IV. Performance Questions
I have not read through all the pieces in the manuscript, and I must confess that I am occasionally confused at several that do not appear to sound "right" to my modern ears. In many instances where I began to rehearse a new piece and reached such an unbearable dissonance that I had to stop, I would often phone Bob Evans to discuss the problem, and was frequently given the gentle admonition to try it again, and trust the music: let my ear grow accustomed to the unexpected phrasing and harmony. In several cases this has resulted in accepting angular phrases and difficult dissonances, including tritones, as we find in the opening phrase of Kaniad bach ar y go gower.
There are, unsurprisingly, several mistakes in the manuscript that we have discovered and there are undoubtedly more to be found.
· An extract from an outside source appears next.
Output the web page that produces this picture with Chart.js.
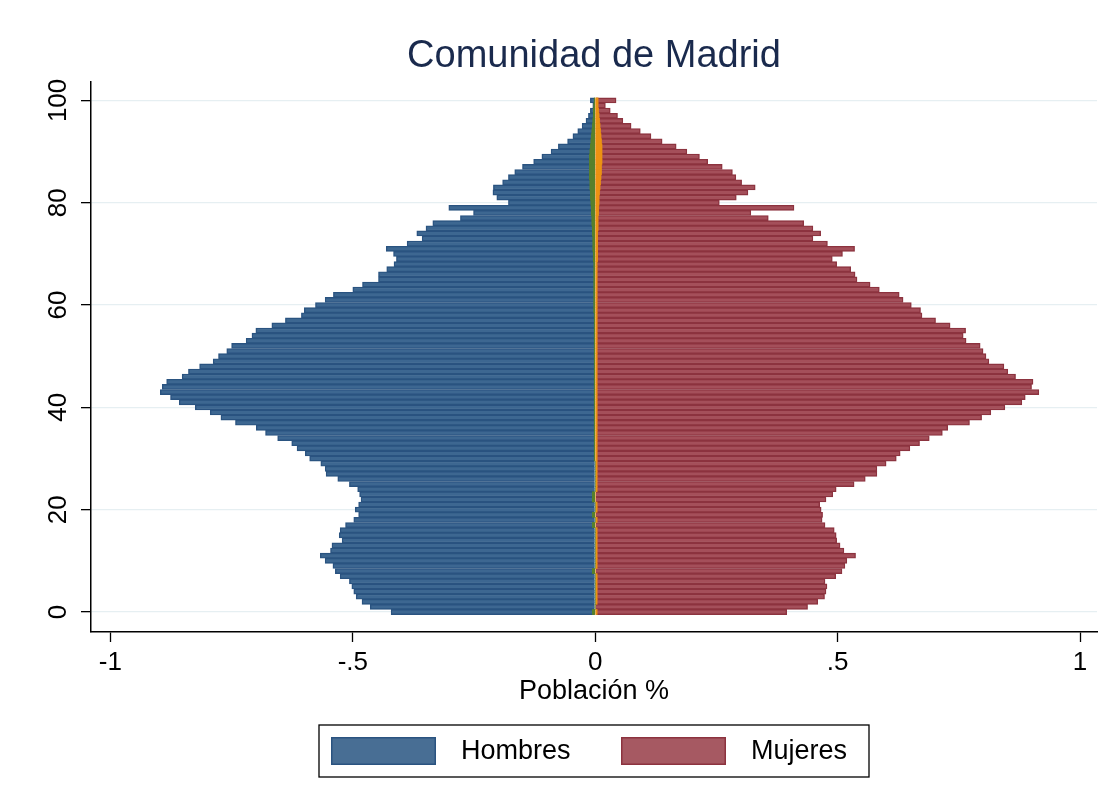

Who is to say how this music should sound? It’s true that "we’ll never know" exactly how it was played. The music arrives as a broken tradition; nothing survives remotely like it. And yet we certainly know how it could not have sounded. Medieval Welsh musicians never played the piano or the pedal harp, let alone the so-called "Celtic harp". Harps that were used in 15th century Wales did not have the mellow, sonorous tone of triple and pedal harps; they would have had either horsehair or low-tensioned gut strings and would certainly have been equipped with bray pins. Players would have used their fingernails, whilst rigorously damping subsidiary notes. We know that it could not have sounded like the Continental airs and dances that Edward Jones in the late 18th century pronounced as the genuine "musical relicks of the Welsh bards", and it could never have sounded like the harp music that accompanies the post-16th century canu penillion. But by applying the principles of reading straight from the tablature, using replica instruments and using authentic fingernail technique, the modern player is well-equipped to interpret the music as the composers intended it.